Article written by Simran Lalli, Solicitor, Employment department

Time limits are strictly applied in employment cases and any failure to abide by them can place even an otherwise strong claim in real jeopardy. This was certainly so in the case of a call centre worker who lodged a sexual harassment complaint a day later than she should have done.

Following a hearing, an Employment Tribunal (ET) found that the woman had, on three separate occasions, been sexually harassed by her line manager. He had, amongst other things, pulled her waist during a post-Christmas party and told her that she looked sexy. Her employer, however, contended that her claim had been lodged outside the three-month time limit which applies to such cases and should, for that reason, be dismissed.

The ET ruled that the incidents represented a course of conduct extending over a period and that the time limit should thus run from the date on which the last of them occurred. Even on that basis, it found that she had lodged her claim one day too late. Given the brevity of the delay, however, it ruled that it was just and equitable to extend the time limit.
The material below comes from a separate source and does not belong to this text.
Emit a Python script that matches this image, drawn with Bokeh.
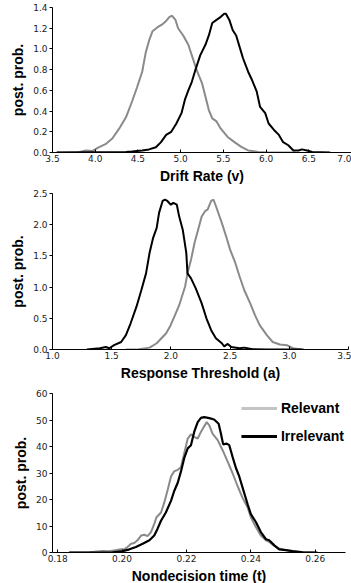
from bokeh.plotting import figure
from bokeh.layouts import column
from bokeh.models import Legend, LegendItem, FixedTicker, PrintfTickFormatter, Range1d
from bokeh.embed import file_html
from bokeh.resources import INLINE

# ---------------- data ----------------
# Panel 1: Drift Rate (v)
v_rel_x = [3.55, 3.8, 3.89, 3.97, 4.04, 4.12, 4.2, 4.28, 4.36, 4.43, 4.49, 4.55, 4.59, 4.63, 4.67,
           4.73, 4.79, 4.83, 4.87, 4.90, 4.94, 4.97, 5.03, 5.09, 5.13, 5.19, 5.25, 5.29, 5.33,
           5.37, 5.42, 5.47, 5.55, 5.63, 5.71, 5.79, 5.91, 6.03, 6.34]
v_rel_y = [0.0, 0.0, 0.02, 0.015, 0.05, 0.08, 0.135, 0.23, 0.34, 0.49, 0.63, 0.78, 0.96, 1.08, 1.17,
           1.21, 1.24, 1.27, 1.31, 1.32, 1.28, 1.20, 1.13, 1.04, 0.94, 0.79, 0.67, 0.54, 0.41,
           0.33, 0.30, 0.23, 0.15, 0.10, 0.055, 0.02, 0.006, 0.0, 0.0]
v_irr_x = [3.55, 4.36, 4.43, 4.55, 4.63, 4.71, 4.77, 4.83, 4.89, 4.95, 5.01, 5.05, 5.09, 5.13, 5.17,
           5.23, 5.29, 5.33, 5.37, 5.42, 5.47, 5.51, 5.53, 5.57, 5.61, 5.65, 5.69, 5.73, 5.79,
           5.83, 5.89, 5.93, 5.99, 6.03, 6.09, 6.15, 6.20, 6.26, 6.32, 6.38, 6.42, 6.48, 6.54, 6.75]
v_irr_y = [0.0, 0.005, 0.01, 0.02, 0.03, 0.05, 0.10, 0.17, 0.20, 0.28, 0.38, 0.51, 0.60, 0.68, 0.79,
           0.94, 1.04, 1.13, 1.25, 1.28, 1.31, 1.34, 1.34, 1.28, 1.18, 1.13, 1.02, 0.91, 0.78,
           0.71, 0.59, 0.44, 0.38, 0.28, 0.22, 0.17, 0.10, 0.07, 0.02, 0.02, 0.03, 0.02, 0.005, 0.0]

# Panel 2: Response Threshold (a)
a_irr_x = [1.29, 1.40, 1.45, 1.48, 1.52, 1.58, 1.62, 1.66, 1.71, 1.75, 1.79, 1.82, 1.85, 1.88, 1.90,
           1.93, 1.95, 1.97, 2.00, 2.02, 2.05, 2.07, 2.10, 2.13, 2.14, 2.17, 2.21, 2.26, 2.30,
           2.34, 2.38, 2.43, 2.45, 2.48, 2.51, 2.58, 2.62, 2.69, 2.81, 3.12]
a_irr_y = [0.0, 0.02, 0.04, 0.02, 0.07, 0.12, 0.23, 0.42, 0.69, 0.95, 1.22, 1.55, 1.79, 1.95, 2.19,
           2.38, 2.40, 2.38, 2.32, 2.35, 2.32, 2.13, 1.92, 1.55, 1.22, 1.14, 0.98, 0.74, 0.50,
           0.31, 0.18, 0.10, 0.05, 0.09, 0.04, 0.02, 0.03, 0.005, 0.0, 0.0]
a_rel_x = [1.62, 1.73, 1.82, 1.88, 1.92, 1.96, 1.99, 2.03, 2.07, 2.12, 2.14, 2.17, 2.20, 2.23, 2.26,
           2.29, 2.31, 2.34, 2.36, 2.38, 2.43, 2.47, 2.50, 2.54, 2.58, 2.62, 2.67, 2.71, 2.75,
           2.81, 2.86, 2.92, 2.98, 3.03, 3.10]
a_rel_y = [0.0, 0.005, 0.03, 0.10, 0.18, 0.26, 0.36, 0.53, 0.71, 1.01, 1.22, 1.44, 1.71, 1.92, 2.13,
           2.22, 2.24, 2.38, 2.40, 2.30, 2.03, 1.79, 1.60, 1.41, 1.17, 0.95, 0.74, 0.55, 0.39,
           0.23, 0.12, 0.08, 0.07, 0.02, 0.0]

# Panel 3: Nondecision time (t)
t_rel_x = [0.1836, 0.1898, 0.194, 0.196, 0.198, 0.1997, 0.2007, 0.2017, 0.2028, 0.2038, 0.2048,
           0.2059, 0.2069, 0.2079, 0.209, 0.21, 0.2107, 0.2121, 0.2131, 0.2142, 0.2152, 0.2162,
           0.2173, 0.2183, 0.2193, 0.2204, 0.2214, 0.2224, 0.2235, 0.2245, 0.2255, 0.2263,
           0.2271, 0.2281, 0.2297, 0.2312, 0.2328, 0.2343, 0.2359, 0.2374, 0.239, 0.24, 0.2416,
           0.2431, 0.2447, 0.2457, 0.2473, 0.2488, 0.2509, 0.253, 0.2561, 0.2602]
t_rel_y = [0.0, 0.1, 0.6, 0.5, 0.9, 1.2, 1.2, 2.1, 3.3, 3.6, 4.6,
           6.4, 6.7, 6.2, 7.7, 10.8, 13.3, 15.1, 18.8, 23.8, 28.7, 30.6,
           31.2, 32.2, 37.4, 43.0, 44.6, 43.6, 43.0, 45.5, 47.6, 49.2,
           48.0, 44.9, 42.4, 38.7, 34.3, 30.0, 25.0, 20.7, 17.0, 13.3, 9.5,
           6.4, 4.6, 4.0, 2.5, 1.5, 0.9, 0.4, 0.2, 0.0]
t_irr_x = [0.1836, 0.197, 0.2002, 0.2023, 0.2043, 0.2064, 0.2085, 0.21, 0.211, 0.2121, 0.2136,
           0.2152, 0.2162, 0.2173, 0.2183, 0.2193, 0.2204, 0.2214, 0.2224, 0.2235, 0.2245,
           0.2255, 0.2271, 0.2286, 0.23, 0.2307, 0.2314, 0.2325, 0.2333, 0.2343, 0.2354,
           0.2364, 0.2376, 0.239, 0.24, 0.2416, 0.2431, 0.2447, 0.2457, 0.2473, 0.2488,
           0.2509, 0.253, 0.2561, 0.2607]
t_irr_y = [0.0, 0.1, 0.5, 1.2, 2.1, 3.3, 4.6, 6.4, 8.9, 12.0, 15.1,
           19.5, 23.2, 26.3, 30.6, 35.6, 39.3, 40.5, 45.5, 49.2, 50.8,
           51.1, 50.7, 50.2, 48.6, 44.9, 40.8, 41.1, 40.5, 36.2, 31.8,
           28.7, 23.8, 18.2, 14.5, 11.4, 7.7, 5.0, 4.6, 2.7, 1.2,
           0.9, 0.5, 0.1, 0.0]

v_xticks = [3.5, 4.0, 4.5, 5.0, 5.5, 6.0, 6.5, 7.0]
v_yticks = [0.0, 0.2, 0.4, 0.6, 0.8, 1.0, 1.2, 1.4]
a_xticks = [1.0, 1.5, 2.0, 2.5, 3.0, 3.5]
a_yticks = [0.0, 0.5, 1.0, 1.5, 2.0, 2.5]
t_xticks = [0.18, 0.20, 0.22, 0.24, 0.26]
t_yticks = [0, 10, 20, 30, 40, 50, 60]

series_names = ["Relevant", "Irrelevant"]
x_titles = ["Drift Rate (v)", "Response Threshold (a)", "Nondecision time (t)"]
y_title = "post. prob."

GRAY = "#8a8a8a"
BLACK = "#000000"
TITLE_FONT = "Liberation Sans"
TICK_FONT = "DejaVu Sans"


def make_fig(height, xr, yr, xticks, yticks, xfmt, yfmt, xtitle, left, top, bottom, right=3):
    p = figure(width=351, height=height, output_backend="svg", toolbar_location=None,
               x_range=Range1d(*xr), y_range=Range1d(*yr),
               min_border_left=left, min_border_right=right,
               min_border_top=top, min_border_bottom=bottom)
    p.frame_width = 351 - left - right
    p.frame_height = height - top - bottom
    p.outline_line_color = None
    p.grid.visible = False
    p.background_fill_color = "white"
    p.border_fill_color = "white"
    for ax, ticks, fmt in ((p.xaxis[0], xticks, xfmt), (p.yaxis[0], yticks, yfmt)):
        ax.ticker = FixedTicker(ticks=ticks, minor_ticks=[])
        ax.formatter = PrintfTickFormatter(format=fmt)
        ax.axis_line_color = "black"
        ax.axis_line_width = 1
        ax.major_tick_line_color = "black"
        ax.minor_tick_line_color = None
        ax.major_label_text_font = TICK_FONT
        ax.major_label_text_font_size = "9px"
        ax.major_label_text_color = "#222222"
        ax.axis_label_text_font = TITLE_FONT
        ax.axis_label_text_font_style = "bold"
        ax.axis_label_text_font_size = "14px"
        ax.axis_label_text_color = "black"
        ax.major_label_standoff = 2
    p.xaxis[0].major_tick_in = 3
    p.xaxis[0].major_tick_out = 0
    p.yaxis[0].major_tick_in = 0
    p.yaxis[0].major_tick_out = 3
    p.xaxis[0].axis_label = xtitle
    p.yaxis[0].axis_label = y_title
    p.xaxis[0].axis_label_standoff = 3
    p.yaxis[0].axis_label_standoff = 4
    return p


p1 = make_fig(185, (3.5, 7.0), (0, 1.4), v_xticks, v_yticks, "%.1f", "%.1f", x_titles[0],
              left=50, top=7, bottom=33, right=2)
p1.line(v_rel_x, v_rel_y, line_color=GRAY, line_width=2)
p1.line(v_irr_x, v_irr_y, line_color=BLACK, line_width=2)

p2 = make_fig(196, (1.0, 3.5), (0, 2.5), a_xticks, a_yticks, "%.1f", "%.1f", x_titles[1],
              left=52, top=7, bottom=33, right=3)
p2.line(a_rel_x, a_rel_y, line_color=GRAY, line_width=2)
p2.line(a_irr_x, a_irr_y, line_color=BLACK, line_width=2)

p3 = make_fig(202, (0.1784, 0.2694), (0, 60), t_xticks, t_yticks, "%.2f", "%d", x_titles[2],
              left=50, top=10, bottom=33, right=8)
p3.line(t_rel_x, t_rel_y, line_color=GRAY, line_width=2)
p3.line(t_irr_x, t_irr_y, line_color=BLACK, line_width=2.2)

# legend proxies (placed outside the visible x range so only the legend shows them)
leg_rel = p3.line([0.30, 0.31], [30, 30], line_color="#c4c4c4", line_width=3)
leg_irr = p3.line([0.30, 0.31], [30, 30], line_color=BLACK, line_width=3)
legend = Legend(items=[LegendItem(label=series_names[0], renderers=[leg_rel]),
                       LegendItem(label=series_names[1], renderers=[leg_irr])],
                location="top_right", margin=1, padding=2, spacing=0,
                glyph_width=36, glyph_height=28, label_height=28, label_standoff=4,
                label_text_font=TITLE_FONT, label_text_font_style="bold",
                label_text_font_size="14px", label_text_color="black",
                background_fill_alpha=0, border_line_color=None)
p3.add_layout(legend)

layout = column(p1, p2, p3, spacing=0)
open("out.html", "w").write(file_html(layout, INLINE))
In doing so, it noted that, if no extension were granted, the woman would be denied any remedy.

Ruling on the employer’s challenge to that outcome, the Employment Appeal Tribunal (EAT) rejected arguments that, in the absence of any evidence at all as to why the woman had not presented her claim form sooner than she did, the ET was bound to refuse to extend time.

In upholding the appeal, however, the EAT found that the ET had erred in principle in its approach to the question of whether the delay had caused prejudice to the employer in defending the claim. The employer contended that it faced forensic difficulties in that the two earlier incidents were historical in nature and memories of them would have faded. It also pointed out that a potentially important witness had left its employment and was no longer available to give evidence.

The ET’s error, the EAT found, was to focus solely on the consideration of what, if any, forensic prejudice was caused by the complaint having been made one day out of time. It failed to take into account its own previous findings concerning forensic prejudice in relation to one of the earlier incidents. The EAT’s written ruling did not include any directions regarding the future progress of the woman’s claim.